* _WHAT THIS TASK INVOLVES_
Go through the data and copy every line exactly, but not the images.
+ + + + +
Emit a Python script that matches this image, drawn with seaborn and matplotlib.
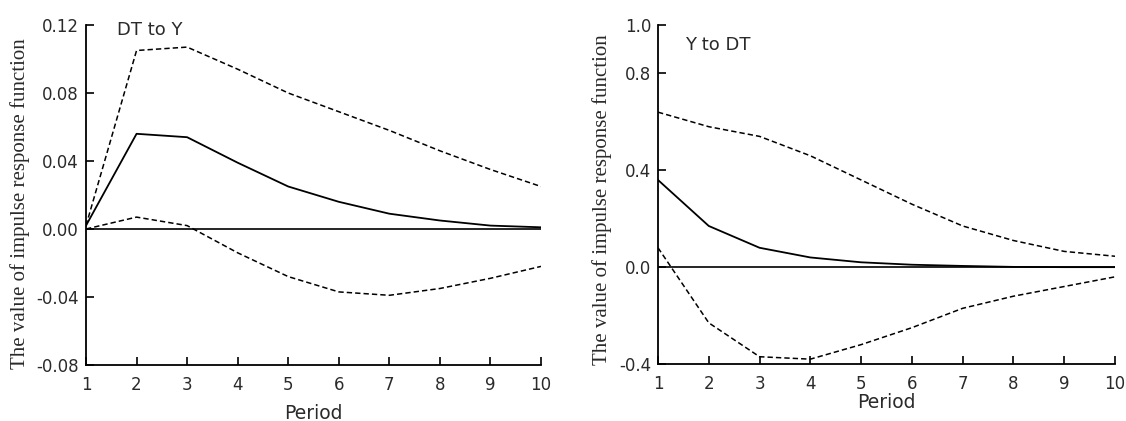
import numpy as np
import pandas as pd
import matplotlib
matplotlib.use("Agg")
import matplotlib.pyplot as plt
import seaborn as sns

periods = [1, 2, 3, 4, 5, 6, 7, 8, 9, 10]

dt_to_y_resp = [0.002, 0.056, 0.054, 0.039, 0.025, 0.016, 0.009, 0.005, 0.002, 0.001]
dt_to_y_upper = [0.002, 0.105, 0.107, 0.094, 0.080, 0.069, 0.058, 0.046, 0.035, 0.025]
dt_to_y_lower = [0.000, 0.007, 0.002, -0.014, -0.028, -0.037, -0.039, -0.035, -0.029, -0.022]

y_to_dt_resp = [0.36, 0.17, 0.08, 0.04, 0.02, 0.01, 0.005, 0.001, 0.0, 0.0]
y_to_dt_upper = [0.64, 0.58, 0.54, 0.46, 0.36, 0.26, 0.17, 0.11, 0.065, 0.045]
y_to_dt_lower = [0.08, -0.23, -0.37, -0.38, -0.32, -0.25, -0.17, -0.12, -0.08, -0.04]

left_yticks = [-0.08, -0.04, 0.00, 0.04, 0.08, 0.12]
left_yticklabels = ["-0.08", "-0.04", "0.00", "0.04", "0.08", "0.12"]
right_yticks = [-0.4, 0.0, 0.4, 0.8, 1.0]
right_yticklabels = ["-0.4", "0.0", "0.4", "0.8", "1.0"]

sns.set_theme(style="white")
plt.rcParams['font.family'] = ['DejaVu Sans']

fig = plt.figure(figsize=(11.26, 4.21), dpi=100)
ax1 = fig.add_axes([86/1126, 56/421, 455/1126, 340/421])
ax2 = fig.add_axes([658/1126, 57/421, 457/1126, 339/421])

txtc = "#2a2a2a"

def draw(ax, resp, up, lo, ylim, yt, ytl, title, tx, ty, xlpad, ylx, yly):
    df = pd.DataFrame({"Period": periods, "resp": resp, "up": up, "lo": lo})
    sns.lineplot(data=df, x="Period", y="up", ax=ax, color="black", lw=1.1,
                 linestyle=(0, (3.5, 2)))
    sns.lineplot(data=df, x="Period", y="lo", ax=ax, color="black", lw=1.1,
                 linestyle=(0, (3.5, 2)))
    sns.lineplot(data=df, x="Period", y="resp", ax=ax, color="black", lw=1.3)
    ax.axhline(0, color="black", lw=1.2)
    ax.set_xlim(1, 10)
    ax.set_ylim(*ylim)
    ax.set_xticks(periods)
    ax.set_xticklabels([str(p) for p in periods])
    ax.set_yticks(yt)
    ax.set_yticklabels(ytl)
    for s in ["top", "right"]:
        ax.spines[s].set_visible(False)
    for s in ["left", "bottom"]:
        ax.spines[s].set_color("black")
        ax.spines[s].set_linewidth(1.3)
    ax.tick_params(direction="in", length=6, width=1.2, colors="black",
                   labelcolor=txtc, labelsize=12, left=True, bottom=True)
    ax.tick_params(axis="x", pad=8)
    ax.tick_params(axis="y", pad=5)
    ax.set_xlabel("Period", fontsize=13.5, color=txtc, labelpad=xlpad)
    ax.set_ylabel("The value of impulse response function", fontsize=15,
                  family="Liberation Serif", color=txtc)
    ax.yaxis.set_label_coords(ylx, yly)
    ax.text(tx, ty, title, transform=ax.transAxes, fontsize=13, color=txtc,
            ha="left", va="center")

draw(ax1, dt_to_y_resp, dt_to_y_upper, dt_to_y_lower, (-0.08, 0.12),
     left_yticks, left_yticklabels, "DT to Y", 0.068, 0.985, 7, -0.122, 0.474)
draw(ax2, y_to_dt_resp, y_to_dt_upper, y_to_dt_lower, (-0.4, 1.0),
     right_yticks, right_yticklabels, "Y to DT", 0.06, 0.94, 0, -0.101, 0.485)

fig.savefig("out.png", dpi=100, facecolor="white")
+ + + + +
* _SOLUTION TO THIS PROBLEM_
Emit a Python script that matches this image, drawn with seaborn and matplotlib.
import numpy as np
import pandas as pd
import matplotlib
matplotlib.use("Agg")
import matplotlib.pyplot as plt
import seaborn as sns

periods = [1, 2, 3, 4, 5, 6, 7, 8, 9, 10]

dt_to_y_resp = [0.002, 0.056, 0.054, 0.039, 0.025, 0.016, 0.009, 0.005, 0.002, 0.001]
dt_to_y_upper = [0.002, 0.105, 0.107, 0.094, 0.080, 0.069, 0.058, 0.046, 0.035, 0.025]
dt_to_y_lower = [0.000, 0.007, 0.002, -0.014, -0.028, -0.037, -0.039, -0.035, -0.029, -0.022]

y_to_dt_resp = [0.36, 0.17, 0.08, 0.04, 0.02, 0.01, 0.005, 0.001, 0.0, 0.0]
y_to_dt_upper = [0.64, 0.58, 0.54, 0.46, 0.36, 0.26, 0.17, 0.11, 0.065, 0.045]
y_to_dt_lower = [0.08, -0.23, -0.37, -0.38, -0.32, -0.25, -0.17, -0.12, -0.08, -0.04]

left_yticks = [-0.08, -0.04, 0.00, 0.04, 0.08, 0.12]
left_yticklabels = ["-0.08", "-0.04", "0.00", "0.04", "0.08", "0.12"]
right_yticks = [-0.4, 0.0, 0.4, 0.8, 1.0]
right_yticklabels = ["-0.4", "0.0", "0.4", "0.8", "1.0"]

sns.set_theme(style="white")
plt.rcParams['font.family'] = ['DejaVu Sans']

fig = plt.figure(figsize=(11.26, 4.21), dpi=100)
ax1 = fig.add_axes([86/1126, 56/421, 455/1126, 340/421])
ax2 = fig.add_axes([658/1126, 57/421, 457/1126, 339/421])

txtc = "#2a2a2a"

def draw(ax, resp, up, lo, ylim, yt, ytl, title, tx, ty, xlpad, ylx, yly):
    df = pd.DataFrame({"Period": periods, "resp": resp, "up": up, "lo": lo})
    sns.lineplot(data=df, x="Period", y="up", ax=ax, color="black", lw=1.1,
                 linestyle=(0, (3.5, 2)))
    sns.lineplot(data=df, x="Period", y="lo", ax=ax, color="black", lw=1.1,
                 linestyle=(0, (3.5, 2)))
    sns.lineplot(data=df, x="Period", y="resp", ax=ax, color="black", lw=1.3)
    ax.axhline(0, color="black", lw=1.2)
    ax.set_xlim(1, 10)
    ax.set_ylim(*ylim)
    ax.set_xticks(periods)
    ax.set_xticklabels([str(p) for p in periods])
    ax.set_yticks(yt)
    ax.set_yticklabels(ytl)
    for s in ["top", "right"]:
        ax.spines[s].set_visible(False)
    for s in ["left", "bottom"]:
        ax.spines[s].set_color("black")
        ax.spines[s].set_linewidth(1.3)
    ax.tick_params(direction="in", length=6, width=1.2, colors="black",
                   labelcolor=txtc, labelsize=12, left=True, bottom=True)
    ax.tick_params(axis="x", pad=8)
    ax.tick_params(axis="y", pad=5)
    ax.set_xlabel("Period", fontsize=13.5, color=txtc, labelpad=xlpad)
    ax.set_ylabel("The value of impulse response function", fontsize=15,
                  family="Liberation Serif", color=txtc)
    ax.yaxis.set_label_coords(ylx, yly)
    ax.text(tx, ty, title, transform=ax.transAxes, fontsize=13, color=txtc,
            ha="left", va="center")

draw(ax1, dt_to_y_resp, dt_to_y_upper, dt_to_y_lower, (-0.08, 0.12),
     left_yticks, left_yticklabels, "DT to Y", 0.068, 0.985, 7, -0.122, 0.474)
draw(ax2, y_to_dt_resp, y_to_dt_upper, y_to_dt_lower, (-0.4, 1.0),
     right_yticks, right_yticklabels, "Y to DT", 0.06, 0.94, 0, -0.101, 0.485)

fig.savefig("out.png", dpi=100, facecolor="white")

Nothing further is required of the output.